Je voudrais savoir s'il est possible d'enregistrer un appel téléphonique sur l'iPhone (que je sois l'appelant ou non). Je cherche quelque chose de bien légal. A la limite que ça indique à l'autre personne qu'il est enregistré ne me dérangerait pas du tout.
Ce type d'application pourrait me servir un jour ou l'autre : d'une simple info concernant un rendez-vous, à un maitre chanteur à enregistrer.

J'ai l'impression qu'il faut obligatoirement passer par une application pour le faire. Mais sur iTunes je vois surtout n'importe quoi... Application avec des achats intégrés, applications passant par un service tier, etc ...

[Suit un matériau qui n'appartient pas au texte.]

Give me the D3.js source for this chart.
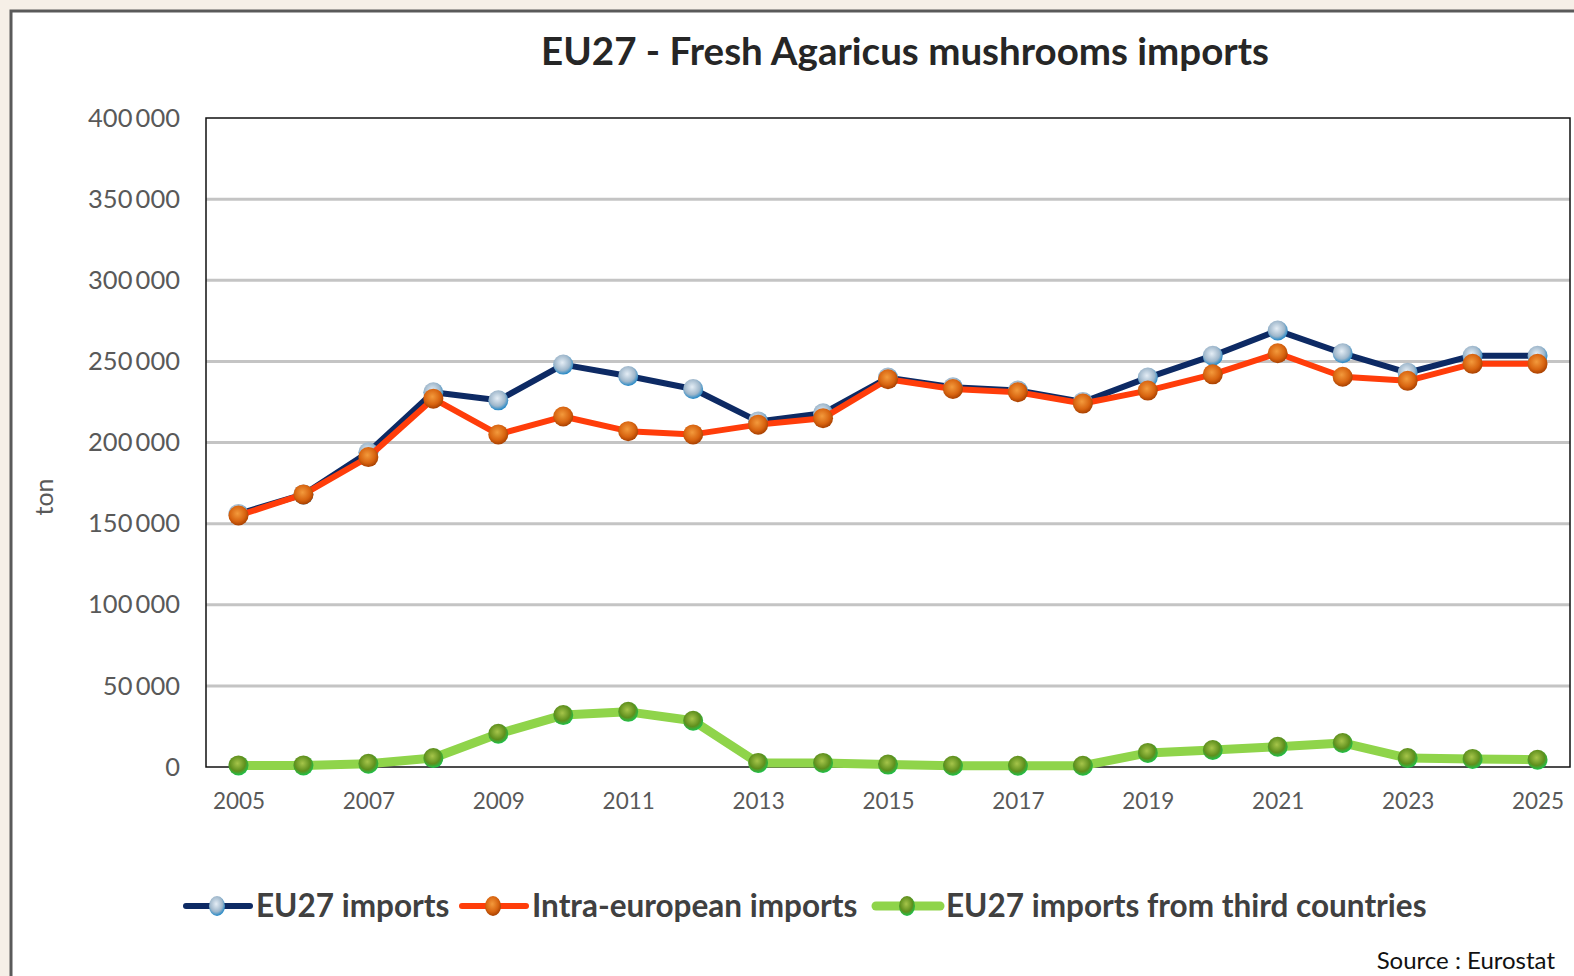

Qu'en est-il ? Avez-vous une application à conseiller si cela est bien légal ?

Merci


----------



## drs (21 Août 2017)

Pour l'application, je crois bien qu'elle n'existe pas.
Pour la légalité de la chose, il me semble que si ton interlocuteur est au courant de cet enregistrement et qu'il a la possibilité de le refuser, c'est légal


----------



## Locke (22 Août 2017)

ecatomb a dit:


> Je voudrais savoir s'il est possible d'enregistrer un appel téléphonique sur l'iPhone (que je sois l'appelant ou non). Je cherche quelque chose de bien légal.


En France, pour un particulier, c'est illégal. Seules les hotlines des fournisseurs français de téléphonie, d'internet et des principales administrations françaises précisent que la conversation sera enregistrée ou susceptible de l'être, ça calme les ardeurs de certains.

Apple interdit justement l'utilisation d'un logiciel pour en garder la confidentialité. On peut par jailbreak passer outre, mais il faut un logiciel. La seule possibilité est l'achat d'un logiciel payant, il y en a plusieurs dont je ne donnerais pas les noms, ils sont très chers, mais ça là c'est carrément de l'espionnage. De plus, il faut impérativement avoir en mains le smartphone pour installer un logiciel micro-espion. Dont ça ne marchera jamais avec un téléphone fixe.

La seule solution est d'avoir un Dictaphone à portée de mains, pas toujours évident si on n'est pas chez soi. Le seul problème est qu'il faut prévenir son interlocuteur et qu'il accepte. Et je ne suis pas sûr en France que ce type de preuve entre " " soit retenue.


----------



## Membre supprimé 1129907 (22 Août 2017)

Merci, donc on va rester un moyen simple et efficace : le répondeur


----------



## drs (22 Août 2017)

A priori, la loi est la même pour les particuliers : tu peux enregistrer avec le consentement de l'interlocuteur : https://www.latscha-avocats.com/enregistrements-telephoniques/


----------



## nicob789 (13 Octobre 2017)

Bonjour,

Il est tout à fait possible d'enregistrer un appel GSM avec consentement de l'interlocuteur, via l'application TapeACall Pro (pour moi la meilleure). 

Le principe est très simple : il s'agit de faire une conférence téléphonique à trois (vous, votre interlocuteur et un disque accessible via un numéro 09 qui vous sera affecté). Une fois raccroché, l'enregistrement vous est envoyé automatiquement en mp3 via l'application. 

Il faut que votre opérateur vous autorise la conférence, ce qui n'est pas le cas pour les forfaits low-cost de type Red, sosh ou free. Pour information chez SFR forfait carré, l'option est incluse.


----------